(begin)

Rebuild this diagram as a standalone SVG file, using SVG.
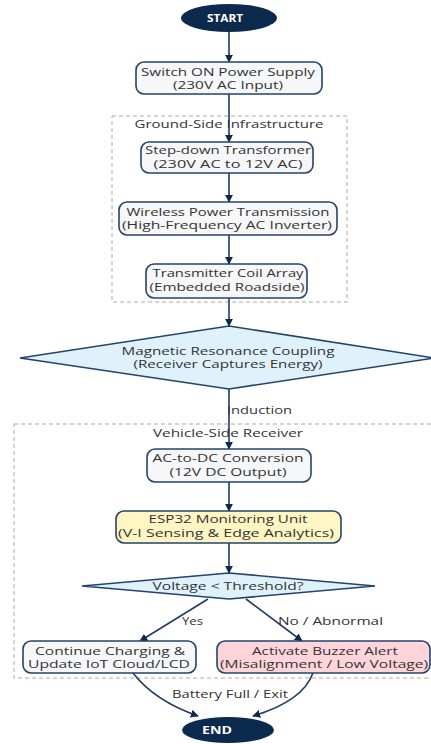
<svg xmlns="http://www.w3.org/2000/svg" width="431" height="744" viewBox="0 0 431 744">
<defs>
<style>
.node{fill:#f6f7f9;stroke:#23446b;stroke-width:1.6}
.term{fill:#0c2a4d;stroke:none}
.dia{fill:#dff2fc;stroke:#23446b;stroke-width:1.6}
.t{font-family:"Open Sans","Noto Sans",sans-serif;font-size:11px;fill:#333;text-anchor:middle}
.tw{font-family:"Open Sans","Noto Sans",sans-serif;font-size:11px;font-weight:bold;fill:#fff;text-anchor:middle}
.lbl{font-family:"Open Sans","Noto Sans",sans-serif;font-size:11px;fill:#333}
.cl{fill:none;stroke:#aaa;stroke-width:1;stroke-dasharray:4,3}
.e{fill:none;stroke:#1e3d63;stroke-width:1.6}
</style>
<marker id="ah" viewBox="0 0 10 10" refX="9" refY="5" markerWidth="8" markerHeight="8" markerUnits="userSpaceOnUse" orient="auto">
<path d="M0,0 L10,5 L0,10 z" fill="#0c2a4d"/>
</marker>
</defs>
<rect width="431" height="744" fill="#fff"/>
<g id="clusters">
<rect class="cl" x="112" y="116" width="235" height="186"/>
<text class="t" x="229" y="128" textLength="189" lengthAdjust="spacingAndGlyphs">Ground-Side Infrastructure</text>
<rect class="cl" x="14" y="424" width="430" height="254"/>
<text class="t" x="228" y="437" textLength="150" lengthAdjust="spacingAndGlyphs">Vehicle-Side Receiver</text>
</g>
<g id="connectors">
<line class="e" x1="229" y1="32" x2="229" y2="62" marker-end="url(#ah)"/>
<line class="e" x1="229" y1="94" x2="229" y2="142" marker-end="url(#ah)"/>
<line class="e" x1="229" y1="173" x2="229" y2="202" marker-end="url(#ah)"/>
<line class="e" x1="229" y1="235" x2="229" y2="264" marker-end="url(#ah)"/>
<line class="e" x1="229" y1="298" x2="229" y2="326" marker-end="url(#ah)"/>
<line class="e" x1="229" y1="389" x2="229" y2="449" marker-end="url(#ah)"/>
<line class="e" x1="229" y1="482" x2="229" y2="511" marker-end="url(#ah)"/>
<line class="e" x1="229" y1="543" x2="229" y2="573" marker-end="url(#ah)"/>
<line class="e" x1="208" y1="599" x2="140" y2="641" marker-end="url(#ah)"/>
<line class="e" x1="246" y1="599" x2="302" y2="641" marker-end="url(#ah)"/>
<path class="e" d="M133,673 C150,695 175,708 198,716" marker-end="url(#ah)"/>
<path class="e" d="M313,673 C305,695 280,708 253,716" marker-end="url(#ah)"/>
<text class="lbl" x="227" y="414" textLength="65" lengthAdjust="spacingAndGlyphs">Induction</text>
<text class="lbl" x="182" y="625" textLength="21" lengthAdjust="spacingAndGlyphs">Yes</text>
<text class="lbl" x="278" y="625" textLength="105" lengthAdjust="spacingAndGlyphs">No / Abnormal</text>
<text class="lbl" x="172" y="698" textLength="116" lengthAdjust="spacingAndGlyphs">Battery Full / Exit</text>
</g>
<g id="start">
<ellipse class="term" cx="229" cy="18" rx="48" ry="14"/>
<text class="tw" x="225" y="22" textLength="36" lengthAdjust="spacingAndGlyphs">START</text>
</g>
<g id="switch">
<rect class="node" x="136" y="62" width="186" height="32" rx="8"/>
<text class="t" x="228" y="76" textLength="174" lengthAdjust="spacingAndGlyphs">Switch ON Power Supply</text>
<text class="t" x="228" y="89" textLength="110" lengthAdjust="spacingAndGlyphs">(230V AC Input)</text>
</g>
<g id="stepdown">
<rect class="node" x="141" y="142" width="172" height="31" rx="8"/>
<text class="t" x="228" y="154" textLength="166" lengthAdjust="spacingAndGlyphs">Step-down Transformer</text>
<text class="t" x="228" y="168" textLength="149" lengthAdjust="spacingAndGlyphs">(230V AC to 12V AC)</text>
</g>
<g id="wireless">
<rect class="node" x="119" y="202" width="218" height="33" rx="8"/>
<text class="t" x="228" y="216" textLength="203" lengthAdjust="spacingAndGlyphs">Wireless Power Transmission</text>
<text class="t" x="227" y="229" textLength="210" lengthAdjust="spacingAndGlyphs">(High-Frequency AC Inverter)</text>
</g>
<g id="coil">
<rect class="node" x="146" y="264" width="161" height="34" rx="8"/>
<text class="t" x="228" y="277" textLength="151" lengthAdjust="spacingAndGlyphs">Transmitter Coil Array</text>
<text class="t" x="227" y="291" textLength="155" lengthAdjust="spacingAndGlyphs">(Embedded Roadside)</text>
</g>
<g id="resonance">
<polygon class="dia" points="20,358 229,326 434,358 229,389"/>
<text class="t" x="228" y="355" textLength="213" lengthAdjust="spacingAndGlyphs">Magnetic Resonance Coupling</text>
<text class="t" x="228" y="368" textLength="189" lengthAdjust="spacingAndGlyphs">(Receiver Captures Energy)</text>
</g>
<g id="acdc">
<rect class="node" x="147" y="449" width="164" height="33" rx="8"/>
<text class="t" x="228" y="462" textLength="151" lengthAdjust="spacingAndGlyphs">AC-to-DC Conversion</text>
<text class="t" x="228" y="476" textLength="117" lengthAdjust="spacingAndGlyphs">(12V DC Output)</text>
</g>
<g id="esp32">
<rect class="node" x="116" y="511" width="225" height="32" rx="8" style="fill:#fff6c4"/>
<text class="t" x="228" y="523" textLength="159" lengthAdjust="spacingAndGlyphs">ESP32 Monitoring Unit</text>
<text class="t" x="226" y="537" textLength="216" lengthAdjust="spacingAndGlyphs">(V-I Sensing &amp; Edge Analytics)</text>
</g>
<g id="threshold">
<polygon class="dia" points="82,586 229,573 375,586 229,599"/>
<text class="t" x="228" y="590" textLength="151" lengthAdjust="spacingAndGlyphs">Voltage &lt; Threshold?</text>
</g>
<g id="continue">
<rect class="node" x="23" y="641" width="173" height="32" rx="8"/>
<text class="t" x="110" y="655" textLength="150" lengthAdjust="spacingAndGlyphs">Continue Charging &amp;</text>
<text class="t" x="109" y="668" textLength="162" lengthAdjust="spacingAndGlyphs">Update IoT Cloud/LCD</text>
</g>
<g id="buzzer">
<rect class="node" x="217" y="641" width="213" height="32" rx="8" style="fill:#ffd4da"/>
<text class="t" x="325" y="655" textLength="146" lengthAdjust="spacingAndGlyphs">Activate Buzzer Alert</text>
<text class="t" x="324" y="668" textLength="208" lengthAdjust="spacingAndGlyphs">(Misalignment / Low Voltage)</text>
</g>
<g id="end">
<ellipse class="term" cx="228" cy="730" rx="46" ry="13"/>
<text class="tw" x="217" y="734" textLength="30" lengthAdjust="spacingAndGlyphs">END</text>
</g>
</svg>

(end)

* **WHAT IS ASKED**: Please transcribe the material above exactly as written. Leave the pictures out.

* **CORRECT OUTPUT**:
Rebuild this diagram as a standalone SVG file, using SVG.
<svg xmlns="http://www.w3.org/2000/svg" width="431" height="744" viewBox="0 0 431 744">
<defs>
<style>
.node{fill:#f6f7f9;stroke:#23446b;stroke-width:1.6}
.term{fill:#0c2a4d;stroke:none}
.dia{fill:#dff2fc;stroke:#23446b;stroke-width:1.6}
.t{font-family:"Open Sans","Noto Sans",sans-serif;font-size:11px;fill:#333;text-anchor:middle}
.tw{font-family:"Open Sans","Noto Sans",sans-serif;font-size:11px;font-weight:bold;fill:#fff;text-anchor:middle}
.lbl{font-family:"Open Sans","Noto Sans",sans-serif;font-size:11px;fill:#333}
.cl{fill:none;stroke:#aaa;stroke-width:1;stroke-dasharray:4,3}
.e{fill:none;stroke:#1e3d63;stroke-width:1.6}
</style>
<marker id="ah" viewBox="0 0 10 10" refX="9" refY="5" markerWidth="8" markerHeight="8" markerUnits="userSpaceOnUse" orient="auto">
<path d="M0,0 L10,5 L0,10 z" fill="#0c2a4d"/>
</marker>
</defs>
<rect width="431" height="744" fill="#fff"/>
<g id="clusters">
<rect class="cl" x="112" y="116" width="235" height="186"/>
<text class="t" x="229" y="128" textLength="189" lengthAdjust="spacingAndGlyphs">Ground-Side Infrastructure</text>
<rect class="cl" x="14" y="424" width="430" height="254"/>
<text class="t" x="228" y="437" textLength="150" lengthAdjust="spacingAndGlyphs">Vehicle-Side Receiver</text>
</g>
<g id="connectors">
<line class="e" x1="229" y1="32" x2="229" y2="62" marker-end="url(#ah)"/>
<line class="e" x1="229" y1="94" x2="229" y2="142" marker-end="url(#ah)"/>
<line class="e" x1="229" y1="173" x2="229" y2="202" marker-end="url(#ah)"/>
<line class="e" x1="229" y1="235" x2="229" y2="264" marker-end="url(#ah)"/>
<line class="e" x1="229" y1="298" x2="229" y2="326" marker-end="url(#ah)"/>
<line class="e" x1="229" y1="389" x2="229" y2="449" marker-end="url(#ah)"/>
<line class="e" x1="229" y1="482" x2="229" y2="511" marker-end="url(#ah)"/>
<line class="e" x1="229" y1="543" x2="229" y2="573" marker-end="url(#ah)"/>
<line class="e" x1="208" y1="599" x2="140" y2="641" marker-end="url(#ah)"/>
<line class="e" x1="246" y1="599" x2="302" y2="641" marker-end="url(#ah)"/>
<path class="e" d="M133,673 C150,695 175,708 198,716" marker-end="url(#ah)"/>
<path class="e" d="M313,673 C305,695 280,708 253,716" marker-end="url(#ah)"/>
<text class="lbl" x="227" y="414" textLength="65" lengthAdjust="spacingAndGlyphs">Induction</text>
<text class="lbl" x="182" y="625" textLength="21" lengthAdjust="spacingAndGlyphs">Yes</text>
<text class="lbl" x="278" y="625" textLength="105" lengthAdjust="spacingAndGlyphs">No / Abnormal</text>
<text class="lbl" x="172" y="698" textLength="116" lengthAdjust="spacingAndGlyphs">Battery Full / Exit</text>
</g>
<g id="start">
<ellipse class="term" cx="229" cy="18" rx="48" ry="14"/>
<text class="tw" x="225" y="22" textLength="36" lengthAdjust="spacingAndGlyphs">START</text>
</g>
<g id="switch">
<rect class="node" x="136" y="62" width="186" height="32" rx="8"/>
<text class="t" x="228" y="76" textLength="174" lengthAdjust="spacingAndGlyphs">Switch ON Power Supply</text>
<text class="t" x="228" y="89" textLength="110" lengthAdjust="spacingAndGlyphs">(230V AC Input)</text>
</g>
<g id="stepdown">
<rect class="node" x="141" y="142" width="172" height="31" rx="8"/>
<text class="t" x="228" y="154" textLength="166" lengthAdjust="spacingAndGlyphs">Step-down Transformer</text>
<text class="t" x="228" y="168" textLength="149" lengthAdjust="spacingAndGlyphs">(230V AC to 12V AC)</text>
</g>
<g id="wireless">
<rect class="node" x="119" y="202" width="218" height="33" rx="8"/>
<text class="t" x="228" y="216" textLength="203" lengthAdjust="spacingAndGlyphs">Wireless Power Transmission</text>
<text class="t" x="227" y="229" textLength="210" lengthAdjust="spacingAndGlyphs">(High-Frequency AC Inverter)</text>
</g>
<g id="coil">
<rect class="node" x="146" y="264" width="161" height="34" rx="8"/>
<text class="t" x="228" y="277" textLength="151" lengthAdjust="spacingAndGlyphs">Transmitter Coil Array</text>
<text class="t" x="227" y="291" textLength="155" lengthAdjust="spacingAndGlyphs">(Embedded Roadside)</text>
</g>
<g id="resonance">
<polygon class="dia" points="20,358 229,326 434,358 229,389"/>
<text class="t" x="228" y="355" textLength="213" lengthAdjust="spacingAndGlyphs">Magnetic Resonance Coupling</text>
<text class="t" x="228" y="368" textLength="189" lengthAdjust="spacingAndGlyphs">(Receiver Captures Energy)</text>
</g>
<g id="acdc">
<rect class="node" x="147" y="449" width="164" height="33" rx="8"/>
<text class="t" x="228" y="462" textLength="151" lengthAdjust="spacingAndGlyphs">AC-to-DC Conversion</text>
<text class="t" x="228" y="476" textLength="117" lengthAdjust="spacingAndGlyphs">(12V DC Output)</text>
</g>
<g id="esp32">
<rect class="node" x="116" y="511" width="225" height="32" rx="8" style="fill:#fff6c4"/>
<text class="t" x="228" y="523" textLength="159" lengthAdjust="spacingAndGlyphs">ESP32 Monitoring Unit</text>
<text class="t" x="226" y="537" textLength="216" lengthAdjust="spacingAndGlyphs">(V-I Sensing &amp; Edge Analytics)</text>
</g>
<g id="threshold">
<polygon class="dia" points="82,586 229,573 375,586 229,599"/>
<text class="t" x="228" y="590" textLength="151" lengthAdjust="spacingAndGlyphs">Voltage &lt; Threshold?</text>
</g>
<g id="continue">
<rect class="node" x="23" y="641" width="173" height="32" rx="8"/>
<text class="t" x="110" y="655" textLength="150" lengthAdjust="spacingAndGlyphs">Continue Charging &amp;</text>
<text class="t" x="109" y="668" textLength="162" lengthAdjust="spacingAndGlyphs">Update IoT Cloud/LCD</text>
</g>
<g id="buzzer">
<rect class="node" x="217" y="641" width="213" height="32" rx="8" style="fill:#ffd4da"/>
<text class="t" x="325" y="655" textLength="146" lengthAdjust="spacingAndGlyphs">Activate Buzzer Alert</text>
<text class="t" x="324" y="668" textLength="208" lengthAdjust="spacingAndGlyphs">(Misalignment / Low Voltage)</text>
</g>
<g id="end">
<ellipse class="term" cx="228" cy="730" rx="46" ry="13"/>
<text class="tw" x="217" y="734" textLength="30" lengthAdjust="spacingAndGlyphs">END</text>
</g>
</svg>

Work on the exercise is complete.